I say that because VRAHTPA establishes a new federal commission tasked with investigating Americans with "extremist belief systems" and those who may engage in "ideologically based violence." This effort is expected to cost $22 million.
It's possible, of course, that nothing will come of VRAHTPA. Technically no new laws are being proposed except those creating the so-called National Commission on the Prevention of Violent Radicalization and Homegrown Terrorism.
But creating a homeland security commission staffed primarily by Washington types with security clearances, which will be run by Washington antiterror types, which meets mostly in secret, and which will present a classified report to the president about "extremist belief systems"--well, that has the potential to turn ugly.
Here's an actual example of censorial mission creep from Alabama's Department of Homeland Security, which believes domestic terrorists are those Americans who say the "U.S. government is infringing on their individual rights, and/or that the government's policies are criminal and immoral."
I guess that would make Al Gore a domestic terrorist, especially after his speech last year saying "the executive branch of our government has been caught eavesdropping on huge numbers of American citizens and has brazenly declared that it has the unilateral right to continue." Presidential candidate Ron Paul, of course, is even guiltier, as are those pesky ACLUers, EFFers, and libertarians.

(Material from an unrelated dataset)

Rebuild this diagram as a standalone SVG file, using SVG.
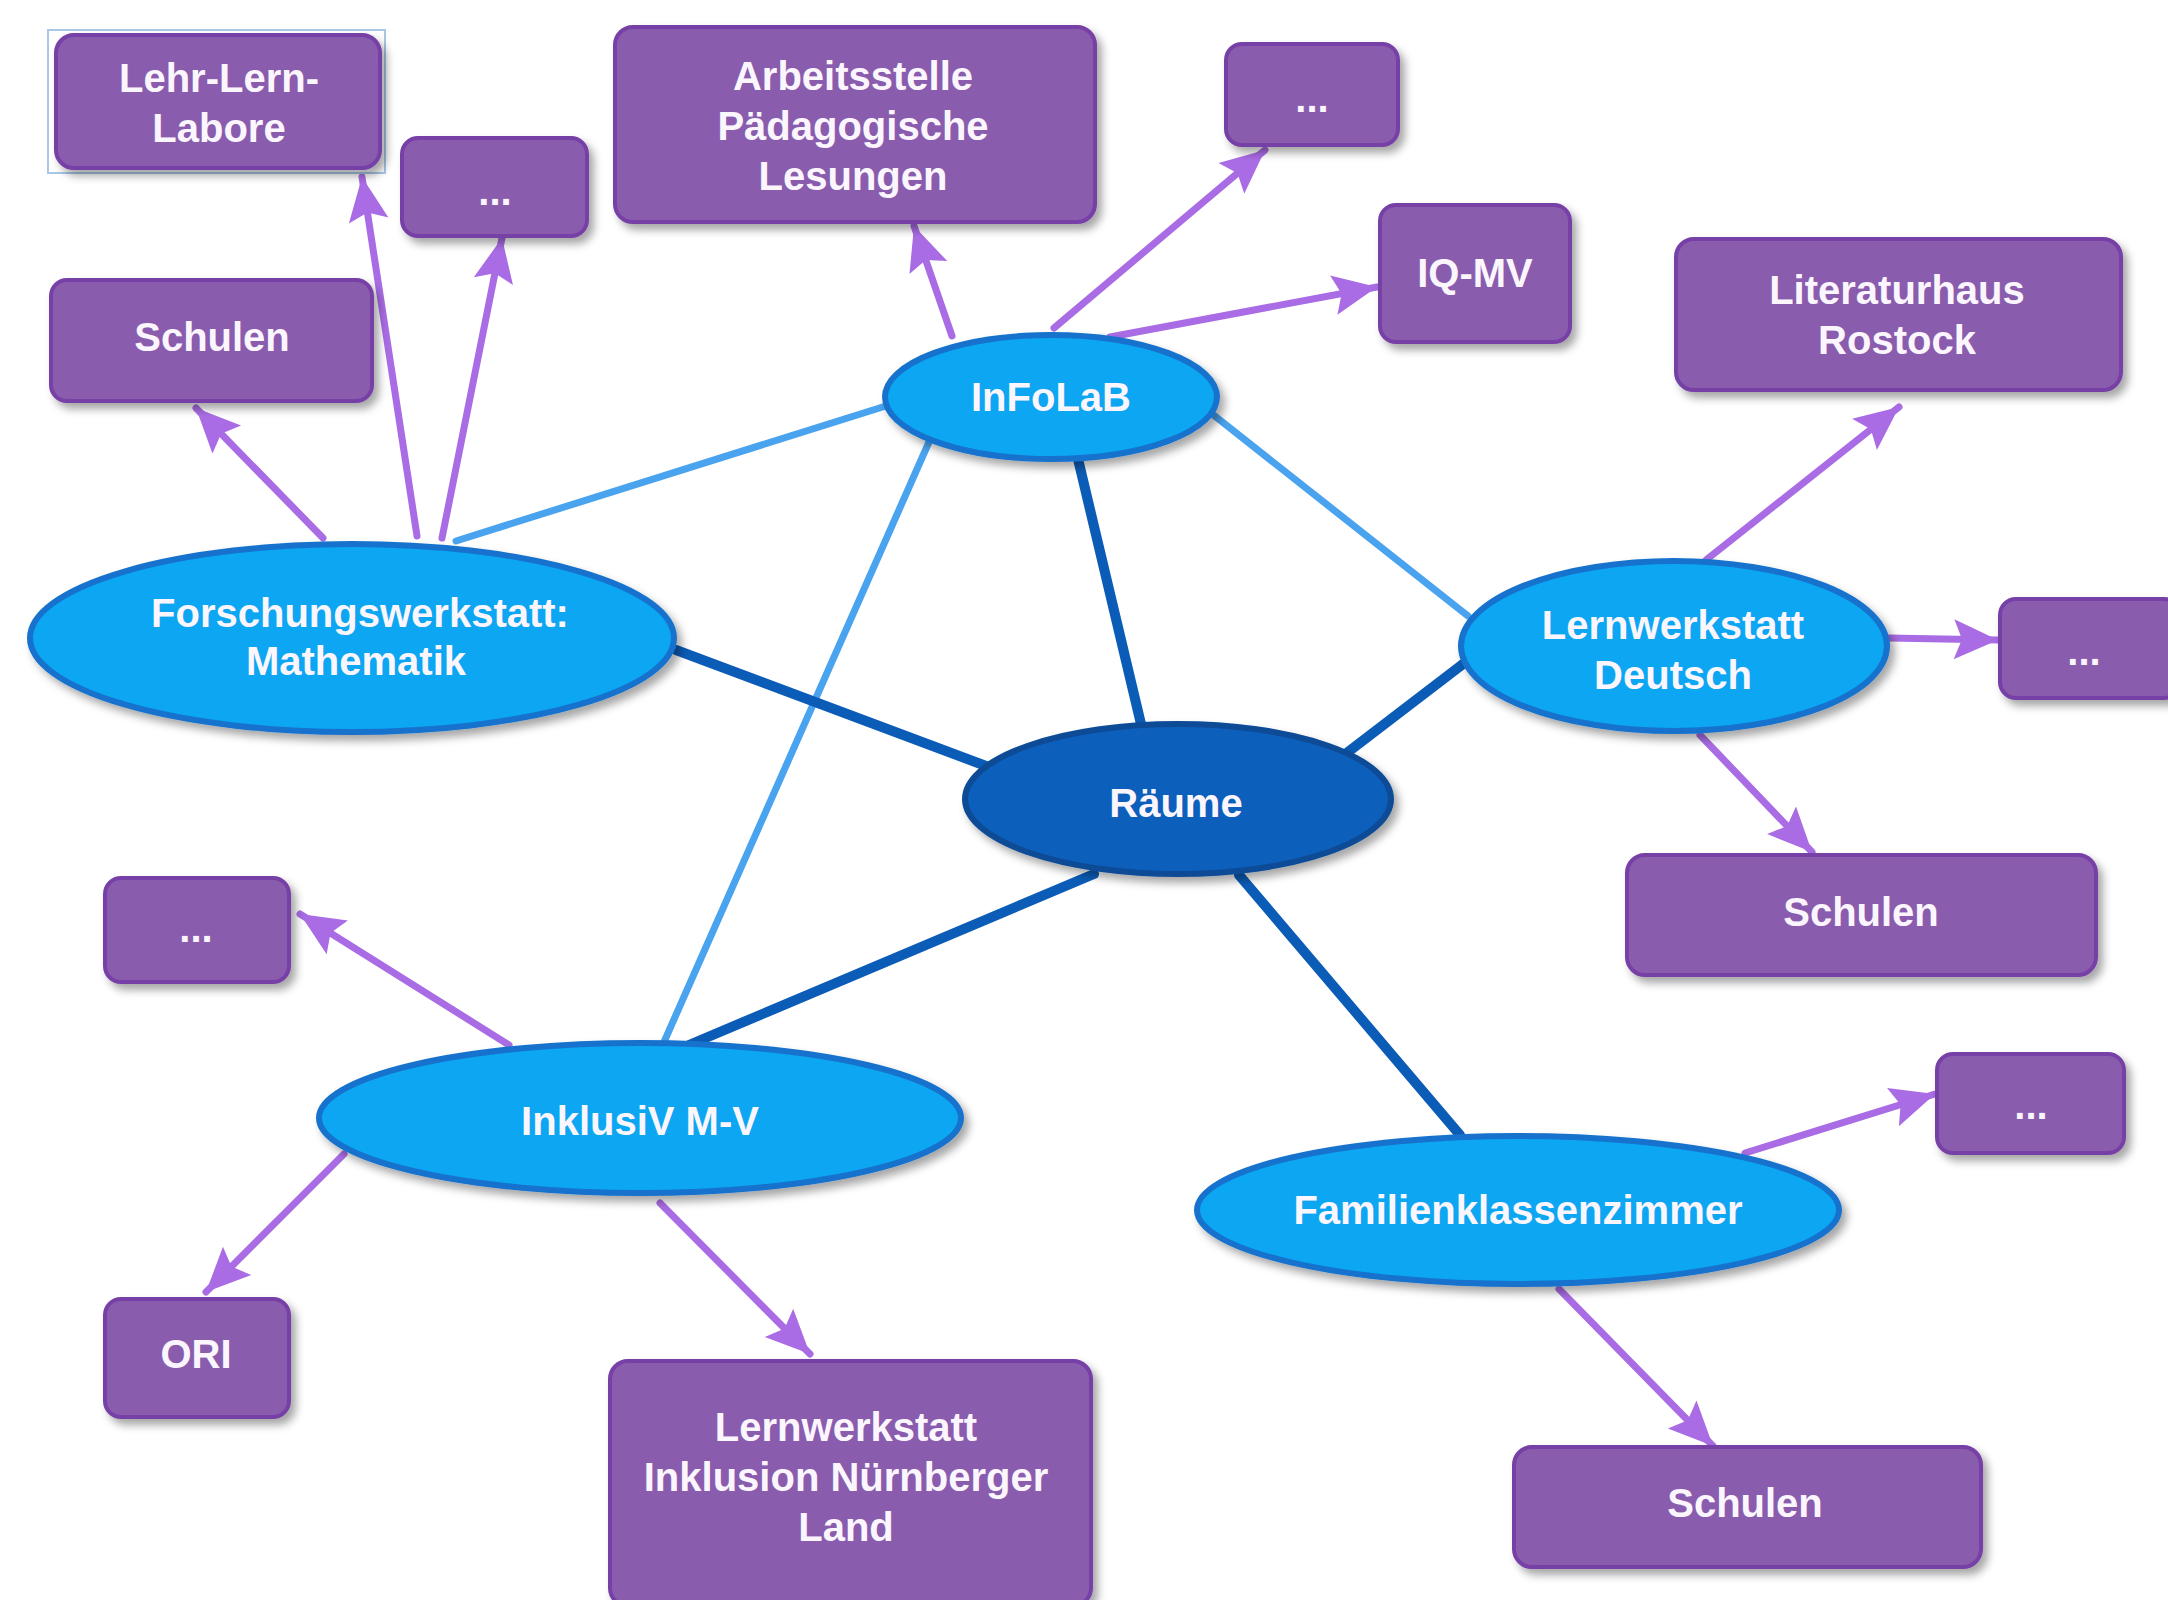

You can get a feel for where this commission is heading in this excerpt from the legislation to create it, which has already cleared by the House of Representatives by a 404-6 vote and is now headed to the Senate:
The Internet has aided in facilitating violent radicalization, ideologically based violence, and the homegrown terrorism process in the United States by providing access to broad and constant streams of terrorist-related propaganda to United States citizens.
Meanwhile, around the same time as the House vote, congressional committees were holding hearings titled "Using the Web as a Weapon: the Internet as a Tool for Violent Radicalization and Homegrown Terrorism." One witness warned: "In many ways the Internet favors the religious extremist. It allows anyone to set himself or herself up as an authority figure."
Now, I know this is mostly an attempt by the Democratic leadership to seem tough on terror in the run-up to an election and all that -- VRAHTPA's sponsored by Democratic Rep. Jane Harman -- but even symbolic political measures can take on a life of their own.
Nowhere in the limited powers awarded the federal government by the U.S. Constitution do I see authorization to police "extremist belief systems." That's coming close to punishing thoughtcrime.